The Korean Bell, Jim Moran and the Legend of Kim Yu-Sin

This is a long and incoherent story but it’s worth writing about.

On Sunday, there was a ceremony at the Meadowlark Gardens in Vienna to “break ground” for the Korean Bell Garden which has been the subject of a multi-year fundraising campaign by the Korean American Cultural Committee and its indefatigable chairwoman Chun Elmejjad-Yi, with significant support from the Korean Embassy.

It was 100 degrees outside and the various dignitiaries were shuffled over to a tent to make speeches and pose for photos from the Korean press. Another day in the life of a politician.

But then things got interesting.

In the middle of the ceremony, Congressman Jim Moran showed up. He didn’t repeat the usual niceties. Instead, he spoke directly about the lack of democracy and human rights in half of the Korean peninsula, which had led recently to the killing of 46 innocent sailors for the ROK. Suddenly, the reporters started taking actual notes. Because Jim was actually taking a symbolic moment and linking it up to real issues for the U.S. and our allies.

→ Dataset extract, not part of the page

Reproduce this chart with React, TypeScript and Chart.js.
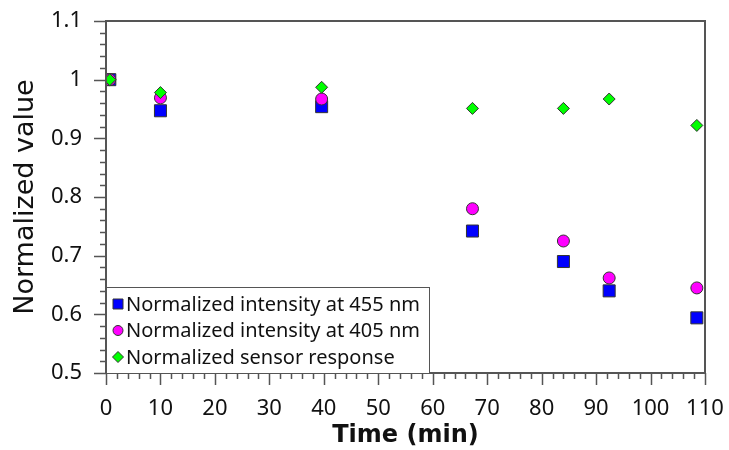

I had a chance to speak next. Besides standing 100% behind the comments of Jim, I talked about my own visits to Korea and my personal connection to the cause of Korean unification.

In 1996, when I became engaged to my wife Sharon, her family (which is Korean) had no idea how to process an American son-in-law. So they gave me a Korean name.

My Korean name is “Kim Yu-Sin” (Kim Yoo Sheen). That’s not any ordinary name. It’s the name of a famous hero in Korean history, the chief general of the Silla kingdom in 8th century A.D. that conquered the neighboring kingdoms of Koryo and Paekche and unified the Korean people — think George Washington without his Presidency.

Under the leadership of the “Silla dynasty,” the Korean people would be unified for the next several hundred years. Indeed, the Silla emperors created much of today’s Korean culture, language and traditions — including the “Korean bell” which was the focal point of the traditional Silla village.

The Silla kingdom was based in Gyeong-ju, near my wife’s birthplace of Taegu in southern Korea. Koreans from the southern hills speak their own dialect and have their own sense of identity, much like American Southerners. Incidentally, a lot of them now live in places like Fairfax, Burke and Centreville. God Bless America.

Kim Yu-Sin is the patron saint of Korean unification and Silla identity. Incidentally, hisburial site in Gyeong-ju, where I’ve had my photo taken, is near the famed “Emmele” bell — perhaps the only surviving bell from the Silla era. It’s massive in size (nearly 40 feet tall) and still standing in its original location, I think. The national museum of Korean History sits next to it.

Anyway, I say all this to make a larger point — that unification of the Korean people is an historic destiny. Making that occur in a democratic framework should be the goal of U.S. policy in East Asia.

And you don’t need a Korean name to know that.